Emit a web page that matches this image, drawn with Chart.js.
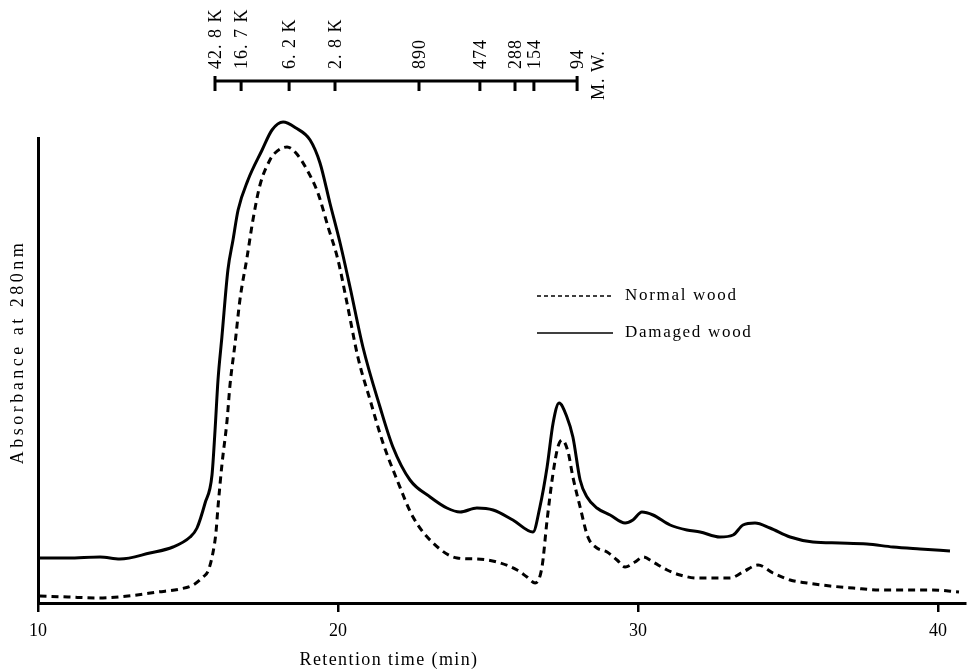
<!DOCTYPE html>
<html lang="en">
<head>
  <meta charset="UTF-8" />
  <title>Retention time chromatogram</title>
  <script src="https://cdn.jsdelivr.net/npm/chart.js"></script>
  <style>
    body {
      margin: 0;
      background: #fff;
    }
    .chart-wrapper {
      width: 969px;
      height: 670px;
    }
  </style>
</head>
<body>
  <div class="chart-wrapper">
    <canvas id="gpcChart"></canvas>
  </div>

  <script>
    // Normal wood (dashed)
    const normalTime = [10.05, 11, 12, 13, 14, 14.73, 15.17, 15.5, 15.67, 15.83, 15.93, 16.0, 16.13, 16.3, 16.4, 16.57, 16.73, 16.97, 17.17, 17.4, 17.73, 17.9, 18.3, 18.6, 18.97, 19.33, 19.67, 20.0, 20.3, 20.67, 21.07, 21.5, 21.97, 22.5, 23.17, 23.97, 24.63, 25.3, 25.97, 26.3, 26.57, 26.8, 26.97, 27.17, 27.33, 27.47, 27.67, 27.83, 28.07, 28.33, 28.63, 28.97, 29.3, 29.57, 29.9, 30.17, 30.5, 30.97, 31.4, 31.97, 32.63, 33.07, 33.5, 34.0, 34.5, 35.07, 35.63, 36.4, 37.17, 38.07, 38.97, 39.83, 40.7];
    const normalAbs = [7, 6, 5, 7, 11, 14, 18, 26, 32, 50, 70, 96, 138, 182, 218, 260, 303, 346, 384, 418, 443, 450, 456, 450, 433, 410, 376, 343, 300, 245, 203, 160, 123, 86, 60, 45, 44, 41, 33, 26, 20, 36, 83, 130, 156, 163, 151, 126, 96, 66, 55, 51, 43, 36, 41, 46, 41, 33, 28, 25, 25, 25, 31, 38, 30, 23, 20, 17, 15, 13, 13, 13, 11];

    // Damaged wood (solid)
    const damagedTime = [10.05, 11, 12.07, 12.73, 13.73, 14.5, 15.07, 15.3, 15.57, 15.8, 15.9, 16.0, 16.13, 16.33, 16.5, 16.67, 17.0, 17.47, 17.8, 18.17, 18.6, 19.07, 19.4, 19.73, 20.07, 20.4, 20.83, 21.4, 21.83, 22.4, 23.07, 23.63, 24.07, 24.63, 25.17, 25.83, 26.5, 26.73, 26.97, 27.17, 27.37, 27.63, 27.83, 28.07, 28.3, 28.63, 29.07, 29.57, 29.83, 30.13, 30.5, 31.07, 31.63, 32.07, 32.73, 33.17, 33.5, 33.9, 34.4, 35.07, 35.83, 36.73, 37.63, 38.5, 39.4, 40.4];
    const damagedAbs = [45, 45, 46, 44, 50, 56, 66, 75, 100, 128, 172, 223, 266, 333, 363, 393, 423, 453, 473, 481, 475, 463, 440, 400, 360, 316, 256, 196, 156, 123, 106, 95, 91, 95, 93, 83, 71, 96, 136, 180, 200, 186, 166, 123, 106, 95, 88, 80, 83, 91, 88, 78, 73, 71, 66, 68, 78, 80, 75, 66, 61, 60, 59, 56, 54, 52];

    const xTickValues = [10, 20, 30, 40];

    // molecular weight markers on the top scale
    const mwLabels = ['42. 8 K', '16. 7 K', '6. 2 K', '2. 8 K', '890', '474', '288', '154', '94'];
    const mwTimes = [15.9, 16.77, 18.37, 19.9, 22.7, 24.73, 25.9, 26.53, 27.97];

    const serif = "'Liberation Serif', 'DejaVu Serif', serif";

    const toPoints = (xs, ys) => xs.map((x, i) => ({ x: x, y: ys[i] }));

    const extrasPlugin = {
      id: 'extras',
      afterDraw(chart) {
        const ctx = chart.ctx;
        const xs = chart.scales.x;
        ctx.save();
        ctx.fillStyle = '#000';
        ctx.strokeStyle = '#000';

        // top molecular weight scale
        const lineY = 81;
        const px = mwTimes.map(t => xs.getPixelForValue(t));
        ctx.lineWidth = 3;
        ctx.beginPath();
        ctx.moveTo(px[0], lineY);
        ctx.lineTo(px[px.length - 1], lineY);
        ctx.stroke();
        px.forEach((p, i) => {
          const end = (i === 0 || i === px.length - 1);
          ctx.beginPath();
          ctx.moveTo(p, end ? lineY - 5 : lineY);
          ctx.lineTo(p, lineY + 10);
          ctx.stroke();
        });
        ctx.font = '18px ' + serif;
        ctx.letterSpacing = '1px';
        ctx.textAlign = 'left';
        ctx.textBaseline = 'middle';
        px.forEach((p, i) => {
          ctx.save();
          ctx.translate(p + 1, lineY - 12);
          ctx.rotate(-Math.PI / 2);
          ctx.fillText(mwLabels[i], 0, 0);
          ctx.restore();
        });
        ctx.save();
        ctx.translate(px[px.length - 1] + 22, lineY + 19);
        ctx.rotate(-Math.PI / 2);
        ctx.fillText('M. W.', 0, 0);
        ctx.restore();

        // y axis title
        ctx.save();
        ctx.font = '18px ' + serif;
        ctx.letterSpacing = '3.5px';
        ctx.textAlign = 'center';
        ctx.translate(18, 352);
        ctx.rotate(-Math.PI / 2);
        ctx.fillText('Absorbance at 280nm', 0, 0);
        ctx.restore();

        // x axis title
        ctx.save();
        ctx.font = '18px ' + serif;
        ctx.letterSpacing = '1.4px';
        ctx.textAlign = 'center';
        ctx.fillText('Retention time (min)', 389, 660);
        ctx.restore();

        // legend
        ctx.font = '17px ' + serif;
        ctx.letterSpacing = '1.7px';
        ctx.textAlign = 'left';
        ctx.lineWidth = 1.5;
        ctx.setLineDash([4, 3]);
        ctx.beginPath();
        ctx.moveTo(537, 296);
        ctx.lineTo(613, 296);
        ctx.stroke();
        ctx.setLineDash([]);
        ctx.beginPath();
        ctx.moveTo(537, 333);
        ctx.lineTo(613, 333);
        ctx.stroke();
        ctx.fillText('Normal wood', 625, 296);
        ctx.fillText('Damaged wood', 625, 333);
        ctx.restore();
      }
    };

    new Chart(document.getElementById('gpcChart').getContext('2d'), {
      type: 'line',
      data: {
        datasets: [
          {
            label: 'Normal wood',
            data: toPoints(normalTime, normalAbs),
            borderColor: '#000',
            borderWidth: 3,
            borderDash: [7, 5],
            pointRadius: 0,
            cubicInterpolationMode: 'monotone',
            clip: false
          },
          {
            label: 'Damaged wood',
            data: toPoints(damagedTime, damagedAbs),
            borderColor: '#000',
            borderWidth: 3,
            pointRadius: 0,
            cubicInterpolationMode: 'monotone',
            clip: false
          }
        ]
      },
      options: {
        responsive: true,
        maintainAspectRatio: false,
        animation: false,
        layout: { padding: { top: 138, right: 4, left: 0, bottom: 0 } },
        plugins: {
          legend: { display: false },
          tooltip: { enabled: false }
        },
        scales: {
          x: {
            type: 'linear',
            min: 10,
            max: 40.9,
            afterBuildTicks: scale => {
              scale.ticks = xTickValues.map(v => ({ value: v }));
            },
            afterFit: scale => { scale.height = 67; },
            grid: {
              display: true,
              drawOnChartArea: false,
              drawTicks: true,
              tickLength: 9,
              color: '#000',
              lineWidth: 2.5
            },
            border: { display: true, color: '#000', width: 3 },
            ticks: {
              padding: 8,
              color: '#000',
              font: { family: serif, size: 18 },
              maxRotation: 0
            }
          },
          y: {
            min: 0,
            max: 465,
            afterFit: scale => { scale.width = 38; },
            grid: { display: false },
            border: { display: true, color: '#000', width: 3 },
            ticks: { display: false }
          }
        }
      },
      plugins: [extrasPlugin]
    });
  </script>
</body>
</html>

^^^^

SHORT PROBLEM
Skipping the pictures, transcribe each line above exactly as it appears.

ANSWER
Emit a web page that matches this image, drawn with Chart.js.
<!DOCTYPE html>
<html lang="en">
<head>
  <meta charset="UTF-8" />
  <title>Retention time chromatogram</title>
  <script src="https://cdn.jsdelivr.net/npm/chart.js"></script>
  <style>
    body {
      margin: 0;
      background: #fff;
    }
    .chart-wrapper {
      width: 969px;
      height: 670px;
    }
  </style>
</head>
<body>
  <div class="chart-wrapper">
    <canvas id="gpcChart"></canvas>
  </div>

  <script>
    // Normal wood (dashed)
    const normalTime = [10.05, 11, 12, 13, 14, 14.73, 15.17, 15.5, 15.67, 15.83, 15.93, 16.0, 16.13, 16.3, 16.4, 16.57, 16.73, 16.97, 17.17, 17.4, 17.73, 17.9, 18.3, 18.6, 18.97, 19.33, 19.67, 20.0, 20.3, 20.67, 21.07, 21.5, 21.97, 22.5, 23.17, 23.97, 24.63, 25.3, 25.97, 26.3, 26.57, 26.8, 26.97, 27.17, 27.33, 27.47, 27.67, 27.83, 28.07, 28.33, 28.63, 28.97, 29.3, 29.57, 29.9, 30.17, 30.5, 30.97, 31.4, 31.97, 32.63, 33.07, 33.5, 34.0, 34.5, 35.07, 35.63, 36.4, 37.17, 38.07, 38.97, 39.83, 40.7];
    const normalAbs = [7, 6, 5, 7, 11, 14, 18, 26, 32, 50, 70, 96, 138, 182, 218, 260, 303, 346, 384, 418, 443, 450, 456, 450, 433, 410, 376, 343, 300, 245, 203, 160, 123, 86, 60, 45, 44, 41, 33, 26, 20, 36, 83, 130, 156, 163, 151, 126, 96, 66, 55, 51, 43, 36, 41, 46, 41, 33, 28, 25, 25, 25, 31, 38, 30, 23, 20, 17, 15, 13, 13, 13, 11];

    // Damaged wood (solid)
    const damagedTime = [10.05, 11, 12.07, 12.73, 13.73, 14.5, 15.07, 15.3, 15.57, 15.8, 15.9, 16.0, 16.13, 16.33, 16.5, 16.67, 17.0, 17.47, 17.8, 18.17, 18.6, 19.07, 19.4, 19.73, 20.07, 20.4, 20.83, 21.4, 21.83, 22.4, 23.07, 23.63, 24.07, 24.63, 25.17, 25.83, 26.5, 26.73, 26.97, 27.17, 27.37, 27.63, 27.83, 28.07, 28.3, 28.63, 29.07, 29.57, 29.83, 30.13, 30.5, 31.07, 31.63, 32.07, 32.73, 33.17, 33.5, 33.9, 34.4, 35.07, 35.83, 36.73, 37.63, 38.5, 39.4, 40.4];
    const damagedAbs = [45, 45, 46, 44, 50, 56, 66, 75, 100, 128, 172, 223, 266, 333, 363, 393, 423, 453, 473, 481, 475, 463, 440, 400, 360, 316, 256, 196, 156, 123, 106, 95, 91, 95, 93, 83, 71, 96, 136, 180, 200, 186, 166, 123, 106, 95, 88, 80, 83, 91, 88, 78, 73, 71, 66, 68, 78, 80, 75, 66, 61, 60, 59, 56, 54, 52];

    const xTickValues = [10, 20, 30, 40];

    // molecular weight markers on the top scale
    const mwLabels = ['42. 8 K', '16. 7 K', '6. 2 K', '2. 8 K', '890', '474', '288', '154', '94'];
    const mwTimes = [15.9, 16.77, 18.37, 19.9, 22.7, 24.73, 25.9, 26.53, 27.97];

    const serif = "'Liberation Serif', 'DejaVu Serif', serif";

    const toPoints = (xs, ys) => xs.map((x, i) => ({ x: x, y: ys[i] }));

    const extrasPlugin = {
      id: 'extras',
      afterDraw(chart) {
        const ctx = chart.ctx;
        const xs = chart.scales.x;
        ctx.save();
        ctx.fillStyle = '#000';
        ctx.strokeStyle = '#000';

        // top molecular weight scale
        const lineY = 81;
        const px = mwTimes.map(t => xs.getPixelForValue(t));
        ctx.lineWidth = 3;
        ctx.beginPath();
        ctx.moveTo(px[0], lineY);
        ctx.lineTo(px[px.length - 1], lineY);
        ctx.stroke();
        px.forEach((p, i) => {
          const end = (i === 0 || i === px.length - 1);
          ctx.beginPath();
          ctx.moveTo(p, end ? lineY - 5 : lineY);
          ctx.lineTo(p, lineY + 10);
          ctx.stroke();
        });
        ctx.font = '18px ' + serif;
        ctx.letterSpacing = '1px';
        ctx.textAlign = 'left';
        ctx.textBaseline = 'middle';
        px.forEach((p, i) => {
          ctx.save();
          ctx.translate(p + 1, lineY - 12);
          ctx.rotate(-Math.PI / 2);
          ctx.fillText(mwLabels[i], 0, 0);
          ctx.restore();
        });
        ctx.save();
        ctx.translate(px[px.length - 1] + 22, lineY + 19);
        ctx.rotate(-Math.PI / 2);
        ctx.fillText('M. W.', 0, 0);
        ctx.restore();

        // y axis title
        ctx.save();
        ctx.font = '18px ' + serif;
        ctx.letterSpacing = '3.5px';
        ctx.textAlign = 'center';
        ctx.translate(18, 352);
        ctx.rotate(-Math.PI / 2);
        ctx.fillText('Absorbance at 280nm', 0, 0);
        ctx.restore();

        // x axis title
        ctx.save();
        ctx.font = '18px ' + serif;
        ctx.letterSpacing = '1.4px';
        ctx.textAlign = 'center';
        ctx.fillText('Retention time (min)', 389, 660);
        ctx.restore();

        // legend
        ctx.font = '17px ' + serif;
        ctx.letterSpacing = '1.7px';
        ctx.textAlign = 'left';
        ctx.lineWidth = 1.5;
        ctx.setLineDash([4, 3]);
        ctx.beginPath();
        ctx.moveTo(537, 296);
        ctx.lineTo(613, 296);
        ctx.stroke();
        ctx.setLineDash([]);
        ctx.beginPath();
        ctx.moveTo(537, 333);
        ctx.lineTo(613, 333);
        ctx.stroke();
        ctx.fillText('Normal wood', 625, 296);
        ctx.fillText('Damaged wood', 625, 333);
        ctx.restore();
      }
    };

    new Chart(document.getElementById('gpcChart').getContext('2d'), {
      type: 'line',
      data: {
        datasets: [
          {
            label: 'Normal wood',
            data: toPoints(normalTime, normalAbs),
            borderColor: '#000',
            borderWidth: 3,
            borderDash: [7, 5],
            pointRadius: 0,
            cubicInterpolationMode: 'monotone',
            clip: false
          },
          {
            label: 'Damaged wood',
            data: toPoints(damagedTime, damagedAbs),
            borderColor: '#000',
            borderWidth: 3,
            pointRadius: 0,
            cubicInterpolationMode: 'monotone',
            clip: false
          }
        ]
      },
      options: {
        responsive: true,
        maintainAspectRatio: false,
        animation: false,
        layout: { padding: { top: 138, right: 4, left: 0, bottom: 0 } },
        plugins: {
          legend: { display: false },
          tooltip: { enabled: false }
        },
        scales: {
          x: {
            type: 'linear',
            min: 10,
            max: 40.9,
            afterBuildTicks: scale => {
              scale.ticks = xTickValues.map(v => ({ value: v }));
            },
            afterFit: scale => { scale.height = 67; },
            grid: {
              display: true,
              drawOnChartArea: false,
              drawTicks: true,
              tickLength: 9,
              color: '#000',
              lineWidth: 2.5
            },
            border: { display: true, color: '#000', width: 3 },
            ticks: {
              padding: 8,
              color: '#000',
              font: { family: serif, size: 18 },
              maxRotation: 0
            }
          },
          y: {
            min: 0,
            max: 465,
            afterFit: scale => { scale.width = 38; },
            grid: { display: false },
            border: { display: true, color: '#000', width: 3 },
            ticks: { display: false }
          }
        }
      },
      plugins: [extrasPlugin]
    });
  </script>
</body>
</html>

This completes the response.